Lead study author Dr. Daniel G. Amen, of Amen Clinics, Inc. in Newport Beach, CA, and colleagues recently published their findings in the Journal of Alzheimer’s Disease.
When it comes to brain-related disorders, men and women are often disproportionately affected. For example, according to the Alzheimer’s Association, around 5.5 million people in the United States are living with Alzheimer’s disease. Of these individuals, around two thirds are women.
Studies have also found that women are almost twice as likely as men to develop depression over the course of a lifetime.
Many developmental disorders – such as autism and attention deficit hyperactivity disorder (ADHD) – however, are more common in males.

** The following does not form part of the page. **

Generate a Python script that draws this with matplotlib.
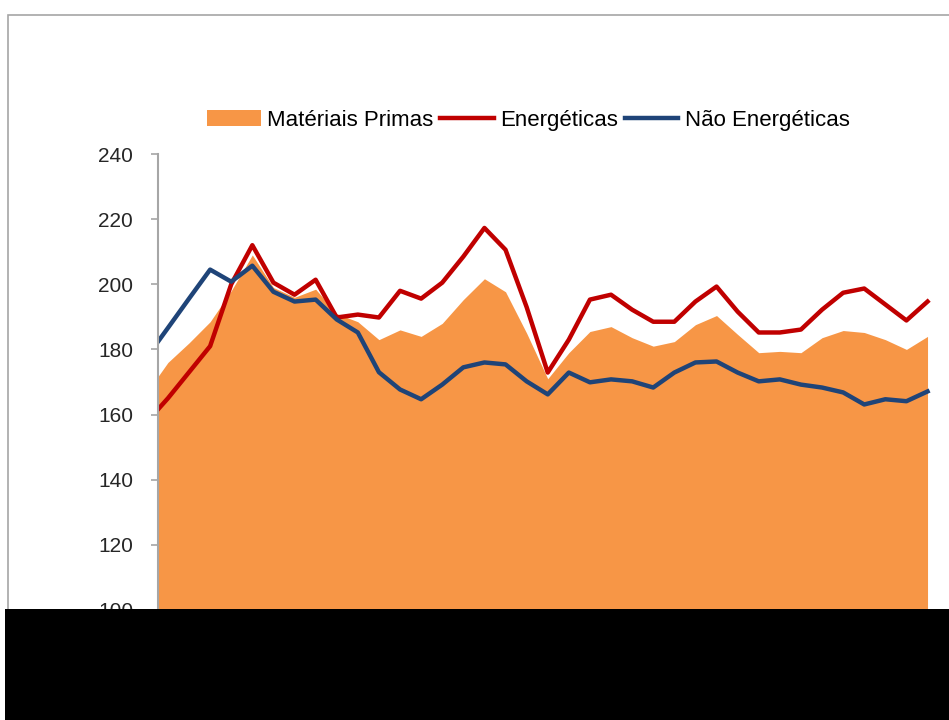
import numpy as np
import matplotlib.pyplot as plt
from matplotlib.patches import Rectangle

plt.rcParams['font.family'] = ['Liberation Sans', 'DejaVu Sans']

# posições das categorias (o primeiro ponto fica no eixo)
pos = np.concatenate([[-0.47], np.arange(37)])

materias_primas = [171.7, 176, 182, 188.5, 198, 209, 199, 196, 198.5, 191, 188.5,
                   183, 186, 184, 188, 195.3, 201.7, 197.7, 185, 171, 179,
                   185.5, 187, 183.6, 181, 182.4, 187.6, 190.4, 184.6, 179, 179.4,
                   179, 183.6, 185.8, 185.2, 183, 180, 184]
energeticas = [161.6, 165, 173, 181, 200, 212, 200.5, 196.8, 201.4, 189.8, 190.7,
               189.8, 198, 195.6, 200.5, 208.5, 217.3, 210.6, 193, 172.9, 183,
               195.3, 196.8, 192.2, 188.5, 188.5, 194.7, 199.3, 191.6, 185.2, 185.2,
               186.1, 192.2, 197.4, 198.7, 193.8, 188.9, 194.7]
nao_energeticas = [182.4, 186.6, 195.6, 204.5, 200.8, 205.7, 197.7, 194.7, 195.3, 189.2, 185.2,
                   173, 167.7, 164.7, 169.2, 174.5, 176, 175.4, 170.2, 166.2, 172.9,
                   169.9, 170.8, 170.2, 168.3, 172.9, 176, 176.3, 172.9, 170.2, 170.8,
                   169.2, 168.3, 166.8, 163.1, 164.7, 164.1, 167.1]

fig = plt.figure(figsize=(9.49, 7.2), dpi=100)
ax = fig.add_axes([0.1665, 0.1528, 0.822, 0.6333])

ax.fill_between(pos, 0, materias_primas, color='#F79646', lw=0, label='Matériais Primas')
ax.plot(pos, energeticas, color='#C00000', lw=3.2, label='Energéticas')
ax.plot(pos, nao_energeticas, color='#1F4478', lw=3.2, label='Não Energéticas')

ax.set_ylim(100, 240)
ax.set_xlim(-0.47, 36.5)
ax.set_yticks(np.arange(100, 241, 20))
ax.set_xticks([])
for s in ['top', 'right', 'bottom']:
    ax.spines[s].set_visible(False)
ax.spines['left'].set_color('#A6A6A6')
ax.spines['left'].set_linewidth(1.5)
ax.tick_params(axis='y', length=5, width=1.2, color='#A6A6A6', labelsize=15,
               labelcolor='#262626', pad=13)

fig.legend(loc='center', bbox_to_anchor=(0.557, 0.833), ncol=3, frameon=False,
           fontsize=16, handlelength=2.4, handleheight=0.75, columnspacing=0.3,
           handletextpad=0.3)

# moldura do gráfico
fig.patches.append(Rectangle((8 / 949, -0.1), 1.1, (720 - 15) / 720 + 0.1,
                             transform=fig.transFigure, fill=False,
                             edgecolor='#A6A6A6', lw=1.2, zorder=5))
# faixa preta em baixo
fig.patches.append(Rectangle((5 / 949, 0), 1.0, 111 / 720, transform=fig.transFigure,
                             facecolor='black', edgecolor='none', zorder=10))

plt.savefig('out.png', dpi=100)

According to the Centers for Disease Control and Prevention (CDC), autism is around 4.5 times more common in boys than girls.
But what are the reasons behind these sex disparities? According to Dr. Amen and team, it may be down to differences in brain activity.
Higher brain activity for women
The researchers came to their findings by analyzing brain scans from 119 healthy men and women, as well as 26,683 men and women who had been diagnosed with a psychiatric condition, such as ADHD, bipolar disorder, or schizophrenia.
Brain images for each participant were taken using single photon emission computed tomography (SPECT), a type of functional imaging technique that measures blood flow in specific brain regions, which is a good indicator of activity in that region.
SPECT imaging was conducted at study baseline and during a concentration task. In total, 128 brain regions were analyzed.
The study revealed that women showed much higher brain activity in more brain regions than men. For instance, at study baseline, their brain activity was increased in 65 brain regions, compared with only nine brain regions for men. During the concentration task, women showed increased activity in 48 brain regions, while men showed increased activity in just 22 brain regions.